Monday, April 6th, 2009 | laptops, Maintenance
Aesop’s fable, The Frogs and the Well, highlights a principle that you should follow when considering the acquisition of a second-hand computer.
Two Frogs lived together in a marsh. One hot summer the marsh dried up and they left it to look for another place to live, for frogs like damp places if they can get them.
They came to a deep well. One of them looked down into it and said to his friend: “This looks a nice cool place; let us jump in and settle here.”
But the other one, who had a wiser head on his shoulders, replied: “Not so fast, my friend. Supposing this well dried up like the marsh, how should we get out again?”
The moral of the story? Look before you leap.
A second-hand laptop may suit your needs perfectly well. It may be that the previous owner’s computing needs have changed and that you could get a good machine at a bargain price or as a gift. But in most cases individuals or organizations get rid of laptops when it is no longer worthwhile to maintain them. Acquiring one of these machines would mean that you are taking a maintenance load upon yourself.

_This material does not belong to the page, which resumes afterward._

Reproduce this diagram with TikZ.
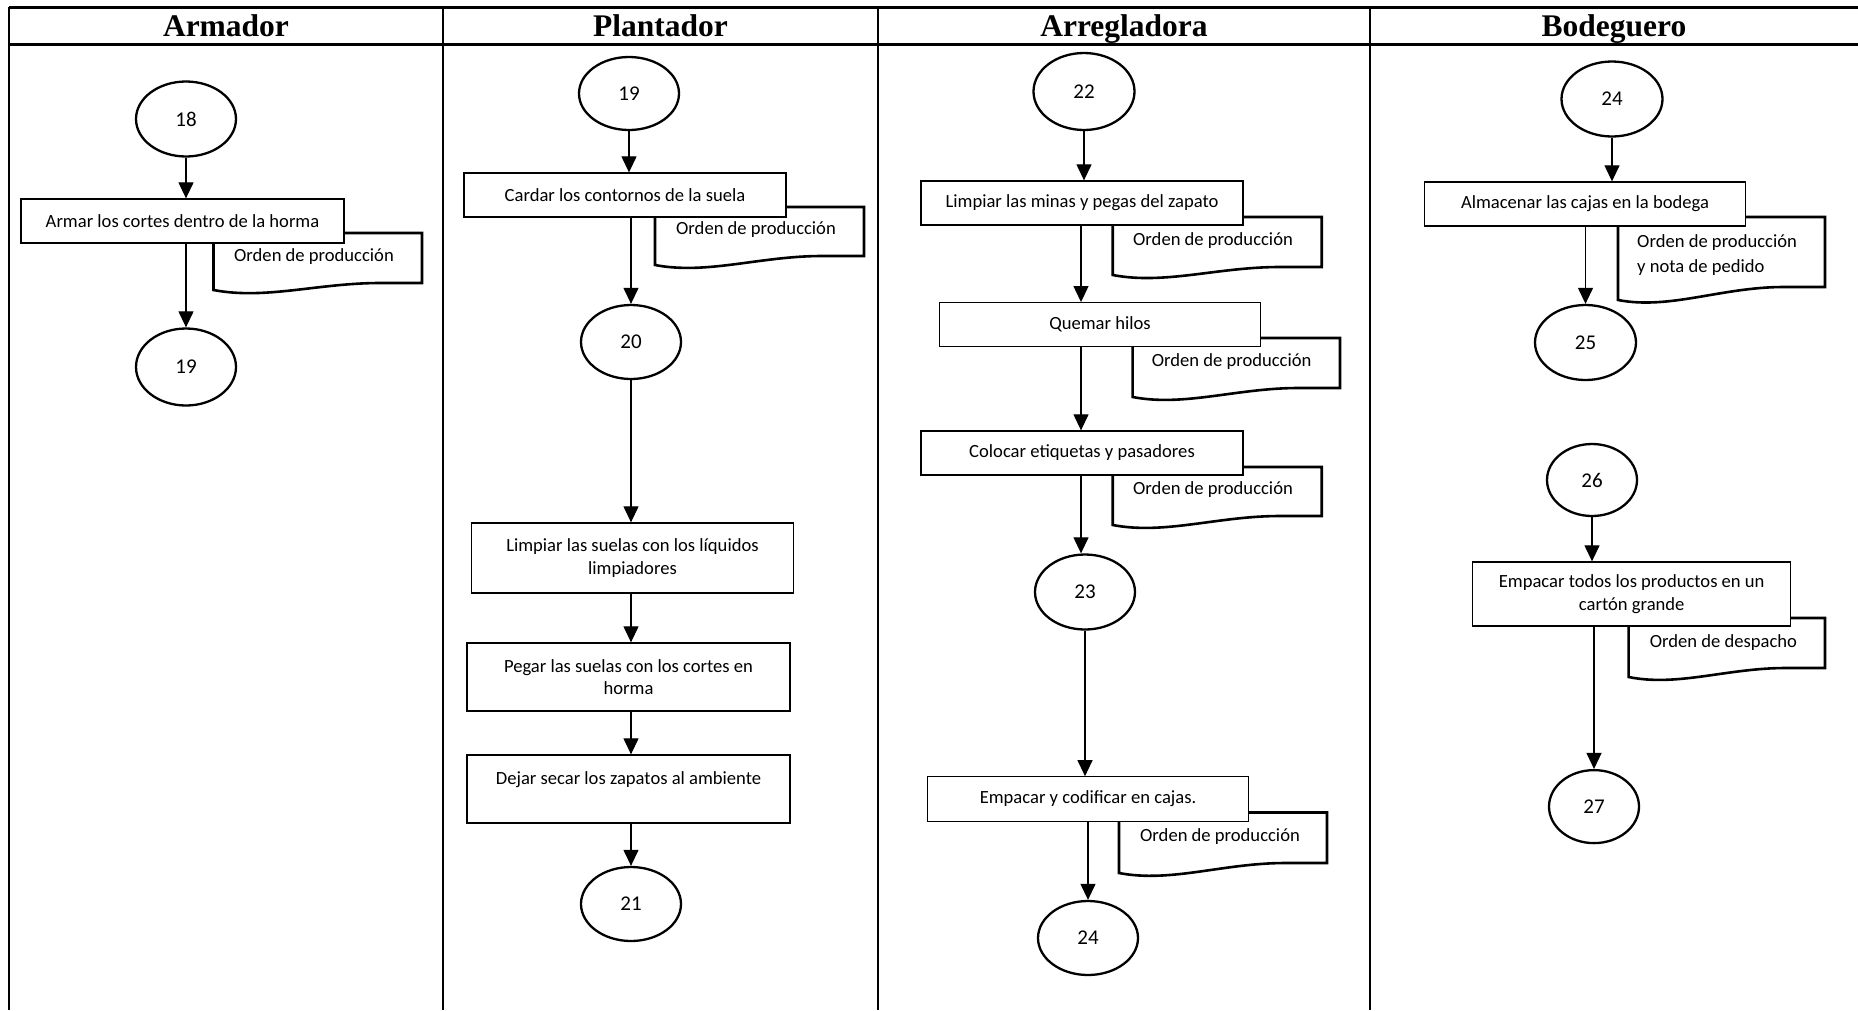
\documentclass[tikz,border=0pt]{standalone}
\usepackage{fontspec}
\setmainfont{Carlito}
\newfontfamily\tnr{Liberation Serif}
\usetikzlibrary{shapes.geometric,arrows.meta,calc}
\tikzset{
 box/.style={draw, line width=1.3pt, fill=white, rectangle, inner sep=0pt, align=center, font=\fontsize{18.6}{22.5}\selectfont},
 circ/.style={draw, line width=2.3pt, ellipse, inner sep=0pt, fill=white, font=\fontsize{21}{24}\selectfont},
 arr/.style={line width=1.2pt, -{Triangle[width=15pt,length=16pt]}},
 docline/.style={line width=2.6pt, fill=white, line join=miter},
 doctext/.style={font=\fontsize{18.6}{25}\selectfont, inner sep=0pt},
 head/.style={font=\tnr\bfseries\fontsize{31.5}{36}\selectfont, anchor=base, inner sep=0pt},
 frame/.style={line width=1.6pt},
 frameh/.style={line width=3pt},
}
\newcommand{\docsh}[5]{\draw[docline] (#1,#2) -- (#3,#2) -- (#3,#5) -- ($(#1,#5)!0.8!(#3,#5)$) .. controls ($(#1,#5)!0.5!(#3,#5)$) and ($(#1,#4)!0.25!(#3,#4)+(0,10)$) .. (#1,#4) -- cycle;}
\begin{document}
\begin{tikzpicture}[x=1pt,y=-1pt]
\useasboundingbox (0,0) rectangle (1858,1010);
% frame
\draw[frameh] (9,7) -- (1858,7);
\draw[frameh] (9,44) -- (1858,44);
\foreach \xx in {9,443,878,1370} \draw[frame] (\xx,7) -- (\xx,1010);
\node[head] (h1) at (226,36) {Armador};
\node[head] (h2) at (660.5,36) {Plantador};
\node[head] (h3) at (1124,36) {Arregladora};
\node[head] (h4) at (1614,36) {Bodeguero};

% documents
\docsh{213.5}{233}{422}{290}{283}
\docsh{655}{207}{864}{265}{256}
\docsh{1112.7}{217}{1321.7}{275}{267}
\docsh{1132.6}{338}{1340}{397}{388}
\docsh{1112.7}{467}{1321.7}{525}{516}
\docsh{1119}{812.5}{1327}{873}{863}
\docsh{1618}{217}{1825}{300}{287}
\docsh{1628.6}{618}{1825}{677}{668}

% Armador
\node[circ, minimum width=100pt, minimum height=75pt] (c18) at (186,119) {18};
\node[box, minimum width=323pt, minimum height=44pt] (b1) at (182.5,221) {Armar los cortes dentro de la horma};
\node[circ, minimum width=100pt, minimum height=77pt] (c19a) at (186,367) {19};
\node[doctext] (t1) at (314,257) {Orden de producción};
\draw[arr] (c18.south) -- (c18.south |- b1.north);
\draw[arr] (c19a.north |- b1.south) -- (c19a.north);

% Plantador
\node[circ, minimum width=100pt, minimum height=73pt] (c19b) at (629,93.5) {19};
\node[box, minimum width=322pt, minimum height=44pt] (b2) at (625,195) {Cardar los contornos de la suela};
\node[doctext] (t2) at (756,230) {Orden de producción};
\node[circ, minimum width=100pt, minimum height=74pt] (c20) at (631,342) {20};
\node[box, minimum width=322pt, minimum height=70pt] (b3) at (632.5,558) {Limpiar las suelas con los líquidos\\limpiadores};
\node[box, minimum width=323pt, minimum height=68pt] (b4) at (628.5,677) {Pegar las suelas con los cortes en\\horma};
\node[box, minimum width=323pt, minimum height=68pt] (b5) at (628.5,789) {Dejar secar los zapatos al ambiente\\~};
\node[circ, minimum width=100pt, minimum height=74pt] (c21) at (631,904) {21};
\draw[arr] (c19b.south) -- (c19b.south |- b2.north);
\draw[arr] (c20.north |- b2.south) -- (c20.north);
\draw[arr] (c20.south) -- (c20.south |- b3.north);
\draw[arr] (c20.south |- b3.south) -- (c20.south |- b4.north);
\draw[arr] (c20.south |- b4.south) -- (c20.south |- b5.north);
\draw[arr] (c20.south |- b5.south) -- (c21.north);

% Arregladora
\node[circ, minimum width=101pt, minimum height=77pt] (c22) at (1084,91.5) {22};
\node[box, minimum width=322pt, minimum height=44pt] (b6) at (1082,203) {Limpiar las minas y pegas del zapato};
\node[doctext] (t6) at (1213,241) {Orden de producción};
\node[box, minimum width=320.5pt, minimum height=44pt] (b7) at (1100,324.7) {Quemar hilos};
\node[doctext] (t7) at (1231.6,362) {Orden de producción};
\node[box, minimum width=322pt, minimum height=44pt] (b8) at (1082,453) {Colocar etiquetas y pasadores};
\node[doctext] (t8) at (1213,490) {Orden de producción};
\node[circ, minimum width=100pt, minimum height=75pt] (c23) at (1085,592) {23};
\node[box, minimum width=321.6pt, minimum height=44.4pt] (b9) at (1088,799) {Empacar y codificar en cajas.};
\node[doctext] (t9) at (1220,836.6) {Orden de producción};
\node[circ, minimum width=100pt, minimum height=74pt] (c24a) at (1088,938) {24};
\draw[arr] (c22.south) -- (c22.south |- b6.north);
\draw[arr] ([xshift=-3pt]c22.south |- b6.south) -- ([xshift=-3pt]c22.south |- b7.north);
\draw[arr] ([xshift=-3pt]c22.south |- b7.south) -- ([xshift=-3pt]c22.south |- b8.north);
\draw[arr] ([xshift=-3pt]c22.south |- b8.south) -- ([xshift=-3pt]c22.south |- c23.north);
\draw[arr] (c23.south) -- (c23.south |- b9.north);
\draw[arr] (c24a.north |- b9.south) -- (c24a.north);

% Bodeguero
\node[circ, minimum width=101pt, minimum height=75pt] (c24b) at (1612,99) {24};
\node[box, minimum width=321pt, minimum height=44pt] (b10) at (1585,204) {Almacenar las cajas en la bodega};
\node[doctext, align=left, anchor=west] (t10) at (1637,255) {Orden de producción\\y nota de pedido};
\node[circ, minimum width=101pt, minimum height=75pt] (c25) at (1585.5,342.5) {25};
\node[circ, minimum width=90pt, minimum height=72pt] (c26) at (1592,480) {26};
\node[box, minimum width=318pt, minimum height=64pt] (b11) at (1631.7,594) {Empacar todos los productos en un\\cartón grande};
\node[doctext] (t11) at (1723.4,643) {Orden de despacho};
\node[circ, minimum width=90pt, minimum height=73pt] (c27) at (1594,806.6) {27};
\draw[arr] (c24b.south) -- (c24b.south |- b10.north);
\draw[arr] (c25.north |- b10.south) -- (c25.north);
\draw[arr] (c26.south) -- (c26.south |- b11.north);
\draw[arr] (c27.north |- b11.south) -- (c27.north);
\end{tikzpicture}
\end{document}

Some organizations are refurbishing computers and then claim that they are as good as new. Here one has to ask additional questions: What is meant by refurbishing? What has been refurbished? Why did the laptop reach the refurbishment plant? In some cases refurbishment means that the machine was just cleaned very well.
Refurbishing companies generally deal in different brands. Who will honour the warranty (if any)? Is there a guarantee on spare parts and components? What is the level of manufacturer support? How stable is the refurbishing agent – how sure are you that the company will be there tomorrow?
All these questions point to one thing: look before you leap.
If a used computer is offered to you as a free gift, you may consider accepting it and using it until it proves to be more trouble than the value you are deriving from it, and then replacing it with a new one. But if you have to pay for it, you must give the matter a second thought – consider the total cost of ownership.